The U.S. Department of Health & Human Services estimates that an American turning age 65 today has almost a 70 percent chance of needing long-term care services at some point in the future, and these expenses can be substantial. Just look at the most recent data from Genworth which showed that the median annual cost for a private room at a nursing home exceeded $100,000 for the first time last year. That could jump by another 81 percent over the next two decades, assuming a conservative 3 percent inflation rate. What is worse is that these and other LTC expenses can vary significantly based on where you live, e.g. the median annual cost for just a semi-private room at a nursing home in Connecticut last year was $151,475, compared to $75,347 in Alabama. Further, although the average nursing home stay is “only” two years, according to recent academic research, 1 in 20 individuals have stays of four years or longer.

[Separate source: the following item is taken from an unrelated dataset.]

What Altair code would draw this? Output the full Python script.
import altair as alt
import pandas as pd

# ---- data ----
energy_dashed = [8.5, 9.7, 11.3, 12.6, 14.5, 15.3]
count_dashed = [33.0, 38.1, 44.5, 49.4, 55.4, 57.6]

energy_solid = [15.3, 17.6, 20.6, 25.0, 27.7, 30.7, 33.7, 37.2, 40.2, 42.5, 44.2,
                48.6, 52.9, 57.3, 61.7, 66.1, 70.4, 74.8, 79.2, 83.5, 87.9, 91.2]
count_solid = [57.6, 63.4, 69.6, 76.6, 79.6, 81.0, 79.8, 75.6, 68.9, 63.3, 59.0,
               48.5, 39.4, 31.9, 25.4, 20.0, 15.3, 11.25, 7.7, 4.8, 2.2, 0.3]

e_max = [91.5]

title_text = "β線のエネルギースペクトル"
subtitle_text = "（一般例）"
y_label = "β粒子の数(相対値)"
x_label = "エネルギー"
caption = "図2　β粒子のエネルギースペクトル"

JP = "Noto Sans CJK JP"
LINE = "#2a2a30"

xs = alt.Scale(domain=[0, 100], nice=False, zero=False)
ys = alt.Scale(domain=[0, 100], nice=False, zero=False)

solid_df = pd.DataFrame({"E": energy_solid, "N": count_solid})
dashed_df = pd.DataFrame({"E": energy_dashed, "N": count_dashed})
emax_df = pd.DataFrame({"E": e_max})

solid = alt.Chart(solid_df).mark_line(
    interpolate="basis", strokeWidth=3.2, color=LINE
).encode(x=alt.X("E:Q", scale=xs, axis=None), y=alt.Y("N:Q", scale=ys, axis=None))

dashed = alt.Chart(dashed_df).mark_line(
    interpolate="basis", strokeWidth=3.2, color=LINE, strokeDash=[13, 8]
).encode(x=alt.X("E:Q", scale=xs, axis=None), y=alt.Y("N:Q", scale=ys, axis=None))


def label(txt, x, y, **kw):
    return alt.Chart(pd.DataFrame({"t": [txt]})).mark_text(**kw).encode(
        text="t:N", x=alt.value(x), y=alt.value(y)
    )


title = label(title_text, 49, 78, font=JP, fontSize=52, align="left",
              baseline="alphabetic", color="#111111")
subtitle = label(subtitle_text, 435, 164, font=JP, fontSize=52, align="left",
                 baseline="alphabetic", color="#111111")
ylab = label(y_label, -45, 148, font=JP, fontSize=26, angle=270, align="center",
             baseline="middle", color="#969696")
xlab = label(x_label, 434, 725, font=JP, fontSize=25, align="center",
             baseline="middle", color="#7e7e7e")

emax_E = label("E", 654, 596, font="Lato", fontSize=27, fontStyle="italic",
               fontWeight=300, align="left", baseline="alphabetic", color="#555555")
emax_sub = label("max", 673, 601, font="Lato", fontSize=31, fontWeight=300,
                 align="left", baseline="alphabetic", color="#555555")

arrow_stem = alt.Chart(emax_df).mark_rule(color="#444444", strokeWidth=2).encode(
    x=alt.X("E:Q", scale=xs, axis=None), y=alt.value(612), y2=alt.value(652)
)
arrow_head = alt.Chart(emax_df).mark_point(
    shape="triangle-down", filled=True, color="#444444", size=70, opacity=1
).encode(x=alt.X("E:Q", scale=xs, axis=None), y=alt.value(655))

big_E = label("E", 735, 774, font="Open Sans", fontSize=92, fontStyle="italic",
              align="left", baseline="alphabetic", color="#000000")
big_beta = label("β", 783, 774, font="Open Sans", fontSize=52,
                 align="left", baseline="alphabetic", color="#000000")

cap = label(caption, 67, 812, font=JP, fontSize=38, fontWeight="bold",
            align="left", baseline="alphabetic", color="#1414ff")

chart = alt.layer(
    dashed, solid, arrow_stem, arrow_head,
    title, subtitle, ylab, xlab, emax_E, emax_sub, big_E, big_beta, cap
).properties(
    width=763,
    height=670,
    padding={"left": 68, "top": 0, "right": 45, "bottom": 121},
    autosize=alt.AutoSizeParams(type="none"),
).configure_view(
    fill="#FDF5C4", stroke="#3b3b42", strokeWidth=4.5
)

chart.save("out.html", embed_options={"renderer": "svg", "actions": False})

Those are just a few examples of potential long-term care costs that by any measure are major outlays that could easily take a big chunk out of your retirement savings. Long-term care insurance can help, but only for those who purchase it before a chronic condition or some other need for professional assistance arises. According to an earlier Barron’s analysis, “the sweet spot for considering long-term care insurance is typically for those with $250,000 to $1.5 million in assets … buy early to qualify for the lowest premiums; most people buy in their 50s.” However, “long-term care insurance covers only a few years of care. And in those few years, it will pay only up to $250 to $300 per day—not a hard number to reach.” All of these figures should only increase the importance of saving as much for retirement as possible and incorporating potential long-term care costs into your old-age financial plan.